Two observations matter most:
- The "music streaming" battle is a TME–NetEase Cloud Music duopoly. NCM's FY2025 online music revenue of RMB 6.0B [17] versus TME's RMB 26.7B [20] gives TME roughly 4.5× the music-segment scale, and TME's catalog (300M tracks) is multiples of NCM's — NCM emphasizes a different content strategy built around 1,000,000 independent artists contributing 5.6M tracks plus K-pop/OST partnerships and an aggressively young-skewing community [31]. NCM is profitable (gross margin 35.7%, operating margin 20.9% in FY25) [17], which means TME does not have the option of pricing-out the second player.
- The bigger threat is time-and-attention competition from short-form video and games. Spotify itself names "JOOX" (TME's overseas app) as one of its rivals, but the Spotify competitive list is mostly other music services [30]. TME, by contrast, must contend with Douyin (TikTok) and Kuaishou as the dominant attention sinks in Chinese mobile internet.

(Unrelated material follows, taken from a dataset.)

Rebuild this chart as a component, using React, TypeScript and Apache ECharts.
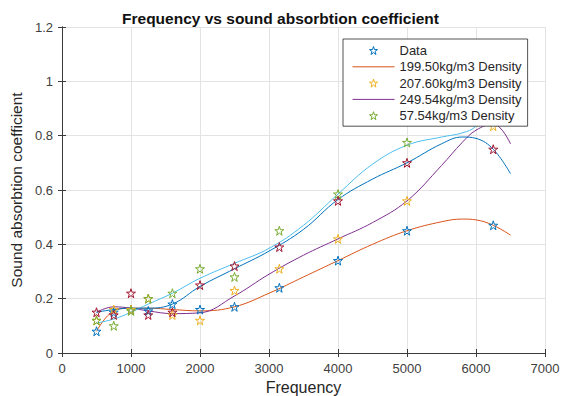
import React, { useEffect, useRef } from "react";
import * as echarts from "echarts";

// Measured frequencies (Hz)
const freqs = [500, 750, 1000, 1250, 1600, 2000, 2500, 3150, 4000, 5000, 6250];
// Star data sets
const data1 = [0.08, 0.15, 0.16, 0.155, 0.18, 0.16, 0.17, 0.24, 0.34, 0.45, 0.47];
const data2 = [0.12, 0.16, 0.16, 0.2, 0.14, 0.12, 0.23, 0.31, 0.42, 0.56, 0.835];
const data3 = [0.12, 0.1, 0.155, 0.2, 0.22, 0.31, 0.28, 0.45, 0.585, 0.775, 0.95];
const data4 = [0.15, 0.14, 0.22, 0.14, 0.15, 0.25, 0.32, 0.39, 0.56, 0.7, 0.75];

// Fitted curves, read at these frequencies
const fitFreqs = [500, 750, 1000, 1250, 1600, 2000, 2500, 3000, 3500, 4000, 4500, 5000, 5500, 5800, 6000, 6250, 6500];
const fit1 = [0.08, 0.155, 0.165, 0.165, 0.16, 0.155, 0.17, 0.22, 0.28, 0.34, 0.4, 0.45, 0.483, 0.493, 0.49, 0.47, 0.434];
const fit2 = [0.15, 0.17, 0.165, 0.155, 0.145, 0.148, 0.21, 0.29, 0.36, 0.42, 0.48, 0.56, 0.69, 0.775, 0.82, 0.843, 0.77];
const fit3 = [0.11, 0.125, 0.15, 0.18, 0.22, 0.275, 0.33, 0.385, 0.47, 0.585, 0.695, 0.765, 0.795, 0.81, 0.835, 0.92, 1.02];
const fit4 = [0.15, 0.16, 0.165, 0.165, 0.18, 0.245, 0.31, 0.375, 0.455, 0.565, 0.64, 0.7, 0.77, 0.795, 0.79, 0.75, 0.66];

const legendNames = [
  "Data",
  "199.50kg/m3 Density",
  "207.60kg/m3 Density",
  "249.54kg/m3 Density",
  "57.54kg/m3 Density",
];
const legendColors = ["#0072BD", "#D95319", "#EDB120", "#7E2F8E", "#77AC30"];
const legendIsStar = [true, false, true, false, true];

const xTicks = { min: 0, max: 7000, interval: 1000 };
const yTicks = { min: 0, max: 1.2, interval: 0.2 };

const STAR =
  "path://M1 0 L1.2245 0.691 L1.9511 0.691 L1.3633 1.118 L1.5878 1.809 L1 1.382 L0.4122 1.809 L0.6367 1.118 L0.0489 0.691 L0.7755 0.691 Z";

const pair = (xs: number[], ys: number[]) => xs.map((x, i) => [x, ys[i]]);

const starSeries = (name: string, color: string, ys: number[]) => ({
  name,
  type: "line",
  data: pair(freqs, ys),
  symbol: STAR,
  symbolSize: 9,
  showSymbol: true,
  lineStyle: { width: 0, opacity: 0 },
  itemStyle: { color: "rgba(255,255,255,0)", borderColor: color, borderWidth: 1 },
});

const fitSeries = (name: string, color: string, ys: number[]) => ({
  name,
  type: "line",
  data: pair(fitFreqs, ys),
  symbol: "none",
  smooth: 0.4,
  lineStyle: { width: 1, color },
  itemStyle: { color },
});

export default function App() {
  const ref = useRef<HTMLDivElement>(null);
  useEffect(() => {
    if (!ref.current) return;
    const chart = echarts.init(ref.current, undefined, { renderer: "svg" });
    const axisColor = "#3a3a3a";
    const font = "Liberation Sans, Arial, sans-serif";
    chart.setOption({
      animation: false,
      backgroundColor: "#fff",
      title: {
        text: "Frequency vs sound absorbtion coefficient",
        left: "center",
        top: 5,
        textStyle: { fontSize: 15.5, fontWeight: "bold", color: "#111", fontFamily: font },
      },
      grid: {
        left: 62,
        right: 16,
        top: 27,
        bottom: 43,
        containLabel: false,
        outerBoundsMode: "none",
      },
      legend: {
        data: legendNames.map((name, i) =>
          legendIsStar[i]
            ? {
                name,
                itemStyle: { color: "rgba(255,255,255,0)", borderColor: legendColors[i], borderWidth: 1 },
                lineStyle: { opacity: 0 },
              }
            : {
                name,
                itemStyle: { opacity: 0 },
                lineStyle: { color: legendColors[i], width: 1 },
              }
        ),
        orient: "vertical",
        left: 343,
        top: 39,
        itemWidth: 42,
        itemHeight: 10,
        itemGap: 3.3,
        padding: [5, 6, 4, 9],
        backgroundColor: "#fff",
        borderColor: "#262626",
        borderWidth: 0.8,
        textStyle: { fontSize: 13, lineHeight: 13, color: "#262626", fontFamily: font },
      },
      xAxis: [
        {
          type: "value",
          ...xTicks,
          position: "bottom",
          name: "Frequency",
          nameLocation: "middle",
          nameGap: 23,
          nameTextStyle: { fontSize: 16, color: "#262626", fontFamily: font },
          axisLine: { lineStyle: { color: axisColor, width: 1 } },
          axisTick: { inside: true, length: 4, lineStyle: { color: axisColor } },
          axisLabel: {
            fontSize: 13,
            color: "#404040",
            margin: 9,
            fontFamily: font,
            formatter: (v: number) => String(v),
          },
          splitLine: { show: true, lineStyle: { color: "#e3e3e3", width: 1 } },
        },
        {
          type: "value",
          ...xTicks,
          position: "top",
          axisLine: { show: true, lineStyle: { color: axisColor, width: 1 } },
          axisTick: { show: true, inside: true, length: 4, lineStyle: { color: axisColor } },
          axisLabel: { show: false },
          splitLine: { show: false },
        },
      ],
      yAxis: [
        {
          type: "value",
          ...yTicks,
          position: "left",
          name: "Sound absorbtion coefficient",
          nameLocation: "middle",
          nameGap: 34,
          nameTextStyle: { fontSize: 15.5, color: "#262626", fontFamily: font },
          axisLine: { show: true, lineStyle: { color: axisColor, width: 1 } },
          axisTick: { show: true, inside: true, length: 4, lineStyle: { color: axisColor } },
          axisLabel: { fontSize: 13, color: "#404040", margin: 9, fontFamily: font },
          splitLine: { show: true, lineStyle: { color: "#e3e3e3", width: 1 } },
        },
        {
          type: "value",
          ...yTicks,
          position: "right",
          axisLine: { show: true, lineStyle: { color: axisColor, width: 1 } },
          axisTick: { show: true, inside: true, length: 4, lineStyle: { color: axisColor } },
          axisLabel: { show: false },
          splitLine: { show: false },
        },
      ],
      series: [
        starSeries(legendNames[0], legendColors[0], data1),
        fitSeries(legendNames[1], legendColors[1], fit1),
        starSeries(legendNames[2], legendColors[2], data2),
        fitSeries(legendNames[3], legendColors[3], fit2),
        starSeries(legendNames[4], legendColors[4], data3),
        fitSeries("fit 57.54", "#4DBEEE", fit3),
        starSeries("data set 4", "#A2142F", data4),
        fitSeries("fit set 4", "#0072BD", fit4),
      ],
    });
    return () => chart.dispose();
  }, []);
  return (
    <div
      ref={ref}
      style={{ position: "fixed", left: 0, top: 0, width: 561, height: 396 }}
    />
  );
}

Management's response is to lean on the Tencent ecosystem (Weixin / WeChat Video Account integrations) [25] — leveraging its 50%+ shareholder, Tencent Holdings [32] — and to convert "casual background music (BGM) discovery into high-quality music streaming" via funnel partnerships with Weixin [33].
A note on AI: generative AI is both an opportunity (the FY25 results say more than 150,000 artists and 10M users have created or produced music on TME's "one-stop AI music production platform" [23]) and a risk — China has a layered set of rules from the CAC and CAC-joined authorities covering algorithm recommendation, deep synthesis, and generative AI services, all of which the 20-F flags as "evolving" and requiring continuing compliance investment [34] [35]. The 2026 Q1 CEO commentary is on-point: "AI is broadening participation in content creation, [but] it does not replace human creativity and… reinforces the scarcity and intrinsic value of premium IP" [36].

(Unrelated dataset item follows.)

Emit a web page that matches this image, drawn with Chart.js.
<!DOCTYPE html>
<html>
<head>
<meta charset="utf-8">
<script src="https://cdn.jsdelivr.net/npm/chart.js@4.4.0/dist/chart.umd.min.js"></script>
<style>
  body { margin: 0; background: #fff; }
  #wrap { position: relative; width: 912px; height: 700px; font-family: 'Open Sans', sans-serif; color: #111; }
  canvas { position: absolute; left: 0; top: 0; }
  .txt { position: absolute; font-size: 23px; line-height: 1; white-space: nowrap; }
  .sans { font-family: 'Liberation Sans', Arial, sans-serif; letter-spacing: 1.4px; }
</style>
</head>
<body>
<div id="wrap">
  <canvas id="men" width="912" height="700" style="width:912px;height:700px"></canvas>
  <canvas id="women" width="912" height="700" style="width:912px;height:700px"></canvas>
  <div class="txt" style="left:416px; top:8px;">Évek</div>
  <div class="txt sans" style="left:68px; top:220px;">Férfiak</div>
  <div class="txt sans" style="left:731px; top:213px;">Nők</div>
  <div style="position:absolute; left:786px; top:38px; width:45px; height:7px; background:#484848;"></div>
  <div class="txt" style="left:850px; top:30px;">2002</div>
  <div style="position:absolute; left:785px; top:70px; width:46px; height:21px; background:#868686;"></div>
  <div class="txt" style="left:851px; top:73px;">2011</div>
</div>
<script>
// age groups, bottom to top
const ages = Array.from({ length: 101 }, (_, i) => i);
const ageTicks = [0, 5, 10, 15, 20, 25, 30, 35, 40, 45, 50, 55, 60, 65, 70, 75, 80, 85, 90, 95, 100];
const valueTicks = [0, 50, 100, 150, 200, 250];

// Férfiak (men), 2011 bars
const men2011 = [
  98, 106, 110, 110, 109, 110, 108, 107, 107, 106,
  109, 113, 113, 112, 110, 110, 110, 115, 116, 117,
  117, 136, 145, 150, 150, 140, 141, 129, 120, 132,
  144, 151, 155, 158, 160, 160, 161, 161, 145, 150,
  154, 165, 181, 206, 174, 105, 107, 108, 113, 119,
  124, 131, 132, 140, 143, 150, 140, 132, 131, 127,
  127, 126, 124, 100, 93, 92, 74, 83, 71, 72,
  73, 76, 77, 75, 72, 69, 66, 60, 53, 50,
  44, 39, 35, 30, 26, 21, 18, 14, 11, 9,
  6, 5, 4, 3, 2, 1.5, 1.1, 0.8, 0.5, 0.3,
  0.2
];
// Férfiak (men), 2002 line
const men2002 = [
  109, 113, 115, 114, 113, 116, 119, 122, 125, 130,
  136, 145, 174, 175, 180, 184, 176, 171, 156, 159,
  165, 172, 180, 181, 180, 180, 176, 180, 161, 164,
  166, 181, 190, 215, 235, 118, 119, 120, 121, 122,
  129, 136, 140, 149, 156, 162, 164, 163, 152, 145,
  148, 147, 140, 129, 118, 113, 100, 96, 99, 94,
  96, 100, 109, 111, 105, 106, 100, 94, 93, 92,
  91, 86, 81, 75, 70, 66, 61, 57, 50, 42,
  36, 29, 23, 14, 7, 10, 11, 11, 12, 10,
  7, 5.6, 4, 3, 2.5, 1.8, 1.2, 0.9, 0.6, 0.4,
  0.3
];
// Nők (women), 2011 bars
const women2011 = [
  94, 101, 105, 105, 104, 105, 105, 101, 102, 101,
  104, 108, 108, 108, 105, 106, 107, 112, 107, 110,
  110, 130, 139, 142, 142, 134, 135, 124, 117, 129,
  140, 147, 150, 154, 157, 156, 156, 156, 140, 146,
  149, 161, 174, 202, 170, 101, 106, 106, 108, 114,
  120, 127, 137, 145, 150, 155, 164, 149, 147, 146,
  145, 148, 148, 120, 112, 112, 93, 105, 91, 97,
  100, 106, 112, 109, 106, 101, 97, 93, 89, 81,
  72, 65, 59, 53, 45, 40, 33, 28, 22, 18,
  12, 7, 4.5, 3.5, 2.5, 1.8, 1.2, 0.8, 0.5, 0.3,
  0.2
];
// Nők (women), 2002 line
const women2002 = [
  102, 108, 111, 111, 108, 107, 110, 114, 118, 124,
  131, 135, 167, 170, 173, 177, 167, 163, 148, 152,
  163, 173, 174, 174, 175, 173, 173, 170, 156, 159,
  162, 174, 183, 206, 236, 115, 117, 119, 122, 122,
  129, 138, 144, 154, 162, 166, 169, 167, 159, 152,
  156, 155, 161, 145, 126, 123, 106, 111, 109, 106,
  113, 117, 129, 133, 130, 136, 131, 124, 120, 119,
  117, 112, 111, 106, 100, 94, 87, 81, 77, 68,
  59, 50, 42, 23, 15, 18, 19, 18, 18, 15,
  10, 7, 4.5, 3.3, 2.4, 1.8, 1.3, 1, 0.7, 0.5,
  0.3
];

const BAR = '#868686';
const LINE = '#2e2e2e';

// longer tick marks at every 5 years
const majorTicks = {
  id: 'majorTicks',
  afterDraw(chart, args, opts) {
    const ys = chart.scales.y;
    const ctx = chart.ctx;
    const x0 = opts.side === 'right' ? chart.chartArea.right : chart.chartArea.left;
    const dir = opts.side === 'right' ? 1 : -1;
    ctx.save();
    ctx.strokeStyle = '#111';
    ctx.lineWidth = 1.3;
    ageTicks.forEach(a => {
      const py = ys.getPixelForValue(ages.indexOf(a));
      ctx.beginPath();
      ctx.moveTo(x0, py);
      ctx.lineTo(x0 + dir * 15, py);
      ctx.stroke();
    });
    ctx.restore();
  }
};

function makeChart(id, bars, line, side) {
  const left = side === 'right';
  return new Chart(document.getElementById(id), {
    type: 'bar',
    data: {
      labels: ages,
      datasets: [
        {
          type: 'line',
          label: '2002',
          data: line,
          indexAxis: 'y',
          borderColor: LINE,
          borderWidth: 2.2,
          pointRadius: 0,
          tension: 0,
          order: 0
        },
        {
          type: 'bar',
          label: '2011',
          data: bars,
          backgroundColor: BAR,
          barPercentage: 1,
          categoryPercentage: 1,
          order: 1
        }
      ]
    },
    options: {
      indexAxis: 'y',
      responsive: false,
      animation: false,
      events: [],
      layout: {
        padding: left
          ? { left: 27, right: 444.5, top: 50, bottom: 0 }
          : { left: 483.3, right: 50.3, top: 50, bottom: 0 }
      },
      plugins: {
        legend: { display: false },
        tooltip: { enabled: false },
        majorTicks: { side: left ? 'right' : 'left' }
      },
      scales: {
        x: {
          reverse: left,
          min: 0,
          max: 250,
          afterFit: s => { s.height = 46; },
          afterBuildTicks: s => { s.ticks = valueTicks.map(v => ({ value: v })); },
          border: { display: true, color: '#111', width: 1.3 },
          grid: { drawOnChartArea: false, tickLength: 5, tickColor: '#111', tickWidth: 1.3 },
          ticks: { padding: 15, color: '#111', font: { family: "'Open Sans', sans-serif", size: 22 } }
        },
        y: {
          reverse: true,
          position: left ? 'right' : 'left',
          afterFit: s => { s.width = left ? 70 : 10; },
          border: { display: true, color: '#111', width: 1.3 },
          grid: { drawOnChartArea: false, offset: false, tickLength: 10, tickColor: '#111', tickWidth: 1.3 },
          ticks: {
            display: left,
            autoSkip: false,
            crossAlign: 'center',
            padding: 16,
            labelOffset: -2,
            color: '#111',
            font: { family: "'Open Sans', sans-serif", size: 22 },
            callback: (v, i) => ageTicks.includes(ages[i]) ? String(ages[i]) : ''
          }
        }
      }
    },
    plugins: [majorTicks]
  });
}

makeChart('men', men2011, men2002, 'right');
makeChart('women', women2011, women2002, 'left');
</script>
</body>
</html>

8. The regulatory architecture — a stack of permits and a moving rules layer
China's online music and audio entertainment industry is one of the most heavily licensed verticals in the country's internet sector. Five separate permit families are operationally critical, plus a fast-moving rules layer on top.
Source: FY25 20-F Licenses, Permits and Regulatory Approvals table [37] and Regulations section [38] [10].

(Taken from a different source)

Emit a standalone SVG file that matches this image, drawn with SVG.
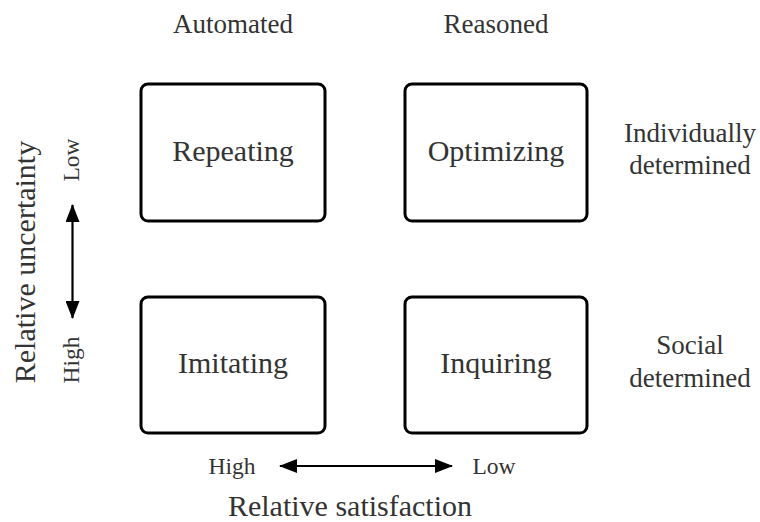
<svg xmlns="http://www.w3.org/2000/svg" width="760" height="522" viewBox="0 0 760 522">
  <style>
    text { font-family: "Liberation Serif", "DejaVu Serif", serif; fill: #333; text-anchor: middle; }
    .lbl { font-size: 27px; }
    .axis { font-size: 30px; }
    .big { font-size: 30px; }
    .sm { font-size: 23.5px; }
    .box { fill: #fff; stroke: #000; stroke-width: 3; }
    .conn { stroke: #000; stroke-width: 2.2; fill: none; }
  </style>
  <defs>
    <marker id="head" viewBox="0 0 18 14" refX="17" refY="7" markerWidth="18" markerHeight="14" markerUnits="userSpaceOnUse" orient="auto-start-reverse">
      <path d="M0,0 L18,7 L0,14 Z" fill="#000"/>
    </marker>
  </defs>
  <rect width="760" height="522" fill="#fff"/>

  <!-- column headings -->
  <text class="lbl" x="233" y="33">Automated</text>
  <text class="lbl" x="496" y="33">Reasoned</text>

  <!-- row headings -->
  <text class="lbl" x="690" y="142">Individually</text>
  <text class="lbl" x="690" y="174">determined</text>
  <text class="lbl" x="690" y="354">Social</text>
  <text class="lbl" x="690" y="387">determined</text>

  <!-- quadrants -->
  <g id="repeating">
    <rect class="box" x="141" y="84" width="184" height="137" rx="7"/>
    <text class="big" x="233" y="161">Repeating</text>
  </g>
  <g id="optimizing">
    <rect class="box" x="405" y="84" width="182" height="137" rx="7"/>
    <text class="big" x="496" y="161">Optimizing</text>
  </g>
  <g id="imitating">
    <rect class="box" x="141" y="297" width="184" height="136" rx="7"/>
    <text class="big" x="233" y="373">Imitating</text>
  </g>
  <g id="inquiring">
    <rect class="box" x="405" y="297" width="182" height="136" rx="7"/>
    <text class="big" x="496" y="373">Inquiring</text>
  </g>

  <!-- axes -->
  <g id="connectors">
    <line class="conn" x1="72.5" y1="205" x2="72.5" y2="318" marker-start="url(#head)" marker-end="url(#head)"/>
    <line class="conn" x1="280" y1="466" x2="452" y2="466" marker-start="url(#head)" marker-end="url(#head)"/>
  </g>

  <text class="axis" transform="translate(35,262) rotate(-90)">Relative uncertainty</text>
  <text class="sm" transform="translate(79,160) rotate(-90)">Low</text>
  <text class="sm" transform="translate(79,360) rotate(-90)">High</text>

  <text class="sm" x="232" y="474">High</text>
  <text class="sm" x="494" y="474">Low</text>
  <text class="axis" x="350" y="516">Relative satisfaction</text>
</svg>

On top of the permit stack sits a continuing flow of behavioral rules. The ones an investor should track:
- Live-streaming virtual gifting — caps on per-purchase amounts and monthly spend, prohibition on minor gifting, real-name verification and face-recognition requirements, tax reporting on streamer earnings, prohibition of "operation strategies that encourage viewers to purchase virtual gifts irrationally" [10] [18]. These are the rules behind the declining social-entertainment segment.
- Algorithm and AI — CAC's Algorithm Recommendation Provisions, Deep Synthesis Provisions, and Generative AI Interim Measures impose registration, content-labeling, and security-review requirements [34] [35]. For a platform whose recommendation engine is its product, this is a material live-area.
- Cross-border data and cybersecurity — Cybersecurity Review Measures require CAC review for "network platform operators holding over one million users' personal information" prior to foreign listing, and Regulation on Network Data Security Administration (effective January 1, 2025) widens the data-processing review trigger [39]. TME notes it has not yet been subject to cybersecurity review by the CAC [40].
- HFCAA / overseas-listing oversight — the Holding Foreign Companies Accountable Act regime and PRC CSRC overseas-listing rules. TME's response was the September 2022 dual primary listing in Hong Kong (stock code 1698) — a permanent risk-reduction move that is now a template for U.S.-listed Chinese ADRs [11] [41].
The investor takeaway: the regulatory regime is not a one-time risk; it is an ongoing operating cost and a structural ceiling on segment-mix. A live-streaming-heavy investor exposure in this sector is exposure to a rule-set Beijing is still tightening; an online-music exposure is exposure to copyright rules Beijing has been steadily reinforcing in TME's favor since 2015.
9. Where the industry cycle sits — and what to watch next
Pull this together and the cycle picture is unusual:
- Volume signal cooling, value signal accelerating. MAUs have peaked (declining ~3% YoY in 4Q25 across the broader audience [6]); subscription revenue, ARPPU, and the new IP-value-chain layer are all accelerating into 2026. Q1 2026 was the first quarter on the renamed "music related services" disclosure, where music plus IP-adjacent revenue grew 12.2% YoY and member services grew 6.6% [21].
- Margin tailwind largely played. From 35.3% to 44.2% in two years; the next 200 bps will be harder, as the social-entertainment drag normalizes and the lower-margin offline/merchandise revenue grows fastest.
- An industry consolidation event in flight. The pending acquisition of Ximalaya (the largest standalone long-form audio platform in China) is annexed in full to the FY2025 20-F as an Agreement and Plan of Merger [11]. The deal would consolidate long-form audio under one operator with similar regulatory permits already held — closing the last open content vertical.
Sources: FY25 20-F operating metrics [1] and Results of Operations [19]; Q4 FY25 results [20] [23] [24]; Q1 FY26 results [21]; NetEase Cloud Music FY25 [17]; Spotify FY25 user metrics [2]. Computed ¥780M sensitivity derived from MAUs × ¥11.8 ARPPU × 12.
Bottom line for the industry view. China's online music industry has matured into a profitable, regulated, domestic-only duopoly with secular monetization upside (paying ratio still well below global peers) but a constrained user-volume runway and a regulated live-streaming segment under structural pressure. TME's investment case is essentially the industry's: subscription pricing/penetration migration into a Spotify-style economic profile, layered on a uniquely Chinese live-events and merchandise IP-value-chain that Western streamers do not have. The asymmetric risks are regulatory (live streaming, AI, cross-border data) and political (HFCAA, U.S.–China listing dynamics) rather than competitive — Spotify, Apple Music and YouTube Music are not coming.